Nouvelle marque, nouvelle offre, nouvelle stratégie digitale… En novembre 2016, Canal + repensait intégralement son business model pour faire face à sa perte de vitesse sur un marché de plus en plus concurrencé. Un an plus tard, les résultats sont là. Directeur marketing et commercial du groupe mais aussi fin connaisseur de l’univers des médias, Christophe Pinard-Legry revient sur les ingrédients de cette transformation et évoque les défis à venir.

Décideurs. Pour quelles raisons Canal+ a-t-il entrepris, il y a un an, de repenser l’intégralité de son business model ?

Christophe Pinard-Legry. Parce que son marché, celui de la Pay TV, était devenu extrêmement concurrencé.  L’offre Canal+, c’était du sport, du cinéma et des séries pour 40 euros par mois, ce qui, face à Netflix et à Bein Sport, accessibles à 10 et 15 euros par mois, représentait un prix d’accès élevé. En outre, la structuration de notre offre ne convenait plus au client ; nous nous sommes donc retrouvés très challengés sur un marché qui ne cessait de se réduire. C’est ce constat qui nous a décidés à revoir notre modèle.

Quelle forme a pris cette transformation ?

Elle a été menée sur trois fronts simultanés : l’offre existante a été restructurée, une offre digitale sans engagement a été lancée et des accords ont été conclus avec des opérateurs.

Pour faire face aux offres très agressives de nos concurrents, nous avons placé la chaîne Canal+ au cœur de notre offre en la rendant accessible à partir de 20 euros avec possibilité d’être complétée par un pack thématique – cinéma ou sport –, l’idée étant de permettre à nos clients d’enrichir la proposition de base avec des thématiques sur mesure. Résultat : notre offre est redevenue la plus compétitive du marché et, un an après son lancement, nous constatons une nette hausse du taux de satisfaction chez nos clients : neuf sur dix s’engagent sur 24 mois. Nous avons également lancé une marque – Canal – qui regroupe l’ensemble de nos offres, ce qui fait que nous sommes aujourd’hui le seul opérateur de Pay TV qui propose des contenus agrégés.

Quels ont été les effets de votre stratégie en matière de digital ?

Tout l’enjeu consistait à accélérer notre stratégie OTT (Over the top) portant sur les nouveaux usages de la télé via un accès direct à Internet. Pour cela nous avons lancé myCanal, une des meilleures applications télé du marché qui nous a réellement permis de moderniser l’expérience. Son succès est considérable. Aujourd’hui, Mycanal constitue non seulement un vecteur de fidélisation, mais aussi un outil de conquête.

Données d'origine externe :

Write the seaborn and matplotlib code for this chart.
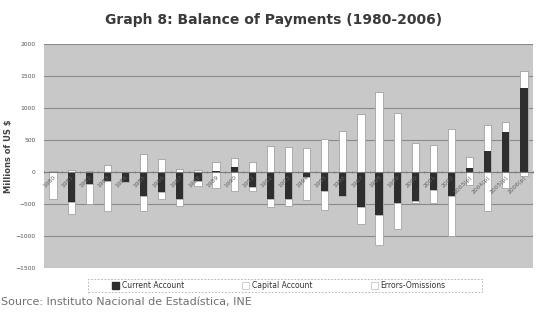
import numpy as np
import pandas as pd
import seaborn as sns
import matplotlib.pyplot as plt
from matplotlib.patches import Patch, Rectangle
from matplotlib.transforms import ScaledTranslation

# data (millions of US $)
years = ['1980', '1981', '1982', '1983', '1984', '1985', '1986', '1987', '1988',
         '1989', '1990', '1991', '1992', '1993', '1994', '1995', '1996', '1997',
         '1998', '1999', '2000', '2001', '2002', '2003(p)', '2004(p)', '2005(p)',
         '2006(p)']
current_account = [0, -465, -180, -145, -150, -380, -305, -420, -145, 20, 80, -235,
                   -425, -415, -85, -300, -375, -550, -670, -490, -450, -285, -370,
                   70, 325, 625, 1320]
capital_account = [20, 35, 20, 105, 5, 275, 200, 40, 30, 130, 140, 155, 400, 390,
                   375, 520, 635, 900, 1250, 915, 450, 425, 675, 170, 410, 155, 260]
errors_omissions = [-415, -195, -320, -470, 0, -230, -120, -115, -75, -250, -295, -65,
                    -120, -110, -360, -290, 0, -260, -470, -400, -35, -200, -630, -200,
                    -615, -250, -60]
legend_labels = ['Current Account', 'Capital Account', 'Errors-Omissions']


def main():
    sns.set_theme(style="white")
    plt.rcParams['font.family'] = ['DejaVu Sans']

    df = pd.DataFrame({'year': years, 'cur': current_account,
                       'cap': capital_account, 'err': errors_omissions})
    pos = df[['cur', 'cap', 'err']].clip(lower=0)
    neg = df[['cur', 'cap', 'err']].clip(upper=0)
    # stacked like excel: positives up, negatives down, drawn outer layer first
    df['pos_all'] = pos.sum(axis=1)
    df['pos_mid'] = pos['cur'] + pos['cap']
    df['pos_cur'] = pos['cur']
    df['neg_all'] = neg.sum(axis=1)
    df['neg_mid'] = neg['cur'] + neg['cap']
    df['neg_cur'] = neg['cur']

    fig = plt.figure(figsize=(5.4, 3.22), dpi=100)
    ax = fig.add_axes([44 / 540, 1 - 268 / 322, 489 / 540, 224 / 322])
    ax.set_facecolor('#c8c8c8')

    # gridlines behind the bars, tick labels on top
    for yv in range(-1500, 2001, 500):
        if yv != 0:
            ax.axhline(yv, color='#8a8a8a', linewidth=0.8, zorder=0.5)

    layers = [('pos_all', 'white', '#9a9a9a', 0.5), ('pos_mid', 'white', '#9a9a9a', 0.5),
              ('pos_cur', '#2e2e2e', '#2e2e2e', 0),
              ('neg_all', 'white', '#9a9a9a', 0.5), ('neg_mid', 'white', '#9a9a9a', 0.5),
              ('neg_cur', '#2e2e2e', '#2e2e2e', 0)]
    for col, fc, ec, lw in layers:
        sns.barplot(data=df, x='year', y=col, order=years, color=fc, saturation=1,
                    edgecolor=ec, linewidth=lw, width=0.4, errorbar=None, ax=ax)

    ax.set_ylim(-1500, 2000)
    ax.set_yticks(range(-1500, 2001, 500))
    for s in ['top', 'right', 'left']:
        ax.spines[s].set_visible(False)
    ax.spines['bottom'].set_position(('data', 0))
    ax.spines['bottom'].set_color('#7a7a7a')
    ax.spines['bottom'].set_linewidth(0.8)
    ax.set_axisbelow(False)

    ax.set_xticks(range(len(years)))
    ax.set_xticklabels(years, rotation=45, ha='right', rotation_mode='anchor',
                       fontsize=4.3, color='#606060')
    offset = ScaledTranslation(-7 / 100, -1 / 100, fig.dpi_scale_trans)
    for lab in ax.get_xticklabels():
        lab.set_transform(lab.get_transform() + offset)
    ax.set_xticks(np.arange(-0.5, len(years), 1), minor=True)
    ax.tick_params(axis='x', which='major', length=0, pad=2)
    ax.tick_params(axis='x', which='minor', length=2, direction='inout',
                   color='#7a7a7a', width=0.6, bottom=True)
    ax.tick_params(axis='y', length=0, pad=6, labelsize=4.3, labelcolor='#555555')

    ax.set_xlabel('')
    ax.set_ylabel('Millions of US $', fontsize=6, fontweight='bold', color='#444444')
    ax.yaxis.set_label_coords(-0.063, 0.5)

    fig.text(0.507, 0.938, 'Graph 8: Balance of Payments (1980-2006)', ha='center',
             va='center', fontsize=10, fontweight='bold', color='#3a3a3a')
    fig.text(0.002, 0.062, 'Source: Instituto Nacional de Estadística, INE',
             ha='left', va='center', fontsize=8, color='#707070')

    # legend box with dashed border
    fig.patches.append(Rectangle((88 / 540, 1 - 292 / 322), 394 / 540, 13 / 322,
                                 transform=fig.transFigure, fill=False,
                                 edgecolor='#aaaaaa', linewidth=0.6,
                                 linestyle=(0, (2, 2))))
    handles = [Patch(facecolor='#2e2e2e', edgecolor='#2e2e2e'),
               Patch(facecolor='white', edgecolor='#bbbbbb', linewidth=0.5),
               Patch(facecolor='white', edgecolor='#bbbbbb', linewidth=0.5)]
    fig.legend(handles, legend_labels, loc='center left',
               bbox_to_anchor=(112 / 540, 1 - 285.5 / 322), ncol=3, frameon=False,
               fontsize=5.5, handlelength=0.9, handleheight=0.9, handletextpad=0.4,
               columnspacing=7.6, borderpad=0, borderaxespad=0, labelcolor='#333333')

    fig.savefig('out.png', dpi=100)


if __name__ == "__main__":
    main()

Qu’en est-il de la concurrence venue des opérateurs télécoms ?

Depuis deux ans, SFR produit ses propres contenus. Pour répondre à cette concurrence nouvelle, Free et Orange nous ont proposé des accords de distribution leur permettant d’intégrer TV by Canal dans leur offre. Ajouté aux autres mutations entreprises, cela nous a permis de repartir en conquête et, surtout, de le faire auprès d’un public beaucoup plus large que par le passé ; Aujourd’hui nous gagnons chaque mois de nouveaux abonnés et nous avons endigué les pertes de clients que nous connaissions depuis plusieurs années. Être parvenus à inverser la tendance est d’autant plus essentiel sur un secteur en constante transformation tel que le nôtre.

Quels enjeux voyez-vous émerger de ce secteur en recomposition ?

Il y a encore quelques années, seuls les pure players de Pay TV occupaient le marché. Aujourd’hui, beaucoup d’acteurs – les opérateurs télécoms, les Gafa… – cherchent à y prendre pied en développant leur propre offre de contenu. Pour faire face à cette concurrence nouvelle, il est impératif que nous conservions ce qui a toujours fait la spécificité de notre positionnement : une offre garantissant le meilleur du sport et le meilleur du cinéma. Ceci, alors même que la concurrence accrue sur le secteur entraîne une augmentation des droits sportifs. Pour rester en position d’amortir l’acquisition de ces droits, le nombre de nos abonnés doit continuer à croître ; tout comme nous devons continuer à créer de la valeur et conserver une capacité d’adaptation permanente.  Sur un marché de plus en plus concurrencé et de plus en plus internationalisé, c’est un impératif.